Here is an example filtering rows from a Pandas dataframe, first dense, then sparse.
import pandas as pd
from scipy.sparse import csr_matrix
df = pd.DataFrame({'thing': [1, 1, 2, 2, 2],
'score': [0.12, 0.13, 0.14, 0.15, 0.17]})
row_index = df['thing'] == 1
print(type(row_index), row_index)
print(df[row_index])
sdf = csr_matrix(df)
print(sdf[row_index])
The second print returns only the first two rows. The third print returns an error (see full results below).
How do I fix this code to properly filter the rows of a csr_matrix by row_index, without making it a dense matrix?
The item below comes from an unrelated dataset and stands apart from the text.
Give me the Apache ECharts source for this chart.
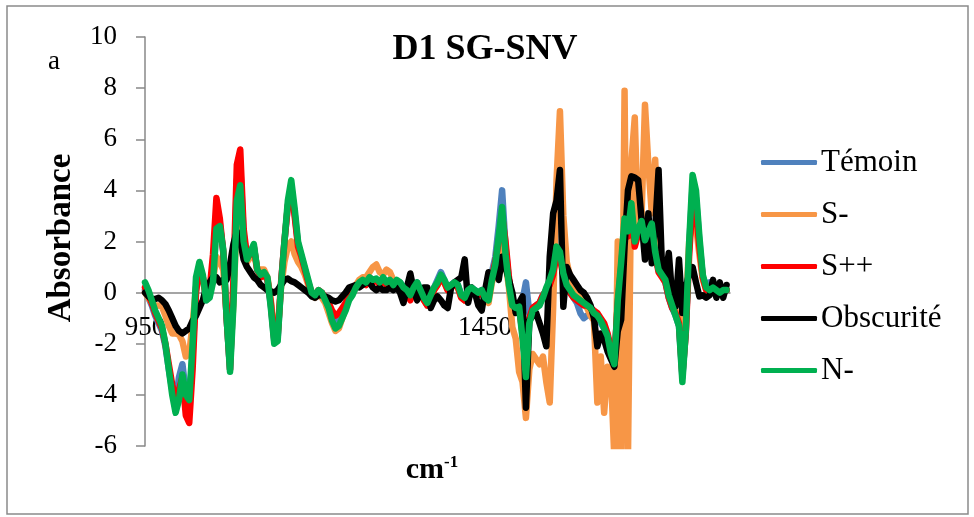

In my real example, I have results of a TF/IDF vectorizer, so it has thousands of columns and I don't want to make that dense.
I've found some related questions, but I can't tell if the answer is there or not.
I'm using pandas 0.25.3 and scipy 1.3.2.
Full output of code above:
<class 'pandas.core.series.Series'> 0 True
1 True
2 False
3 False
4 False
Name: thing, dtype: bool
thing score
0 1 0.12
1 1 0.13
Traceback (most recent call last):
File "./foo.py", line 13, in <module>
print(sdf[row_index])
File "root/.venv/lib/python3.7/site-packages/scipy/sparse/_index.py", line 59, in __getitem__
return self._get_arrayXslice(row, col)
File "root/.venv/lib/python3.7/site-packages/scipy/sparse/csr.py", line 325, in _get_arrayXslice
return self._major_index_fancy(row)._get_submatrix(minor=col)
File "root/.venv/lib/python3.7/site-packages/scipy/sparse/compressed.py", line 690, in _major_index_fancy
np.cumsum(row_nnz[idx], out=res_indptr[1:])
File "<__array_function__ internals>", line 6, in cumsum
File "root/.venv/lib/python3.7/site-packages/numpy/core/fromnumeric.py", line 2423, in cumsum
return _wrapfunc(a, 'cumsum', axis=axis, dtype=dtype, out=out)
File "root/.venv/lib/python3.7/site-packages/numpy/core/fromnumeric.py", line 61, in _wrapfunc
return bound(*args, **kwds)
ValueError: provided out is the wrong size for the reduction
EDIT: This depends on scipy version. I submitted this issue to scipy.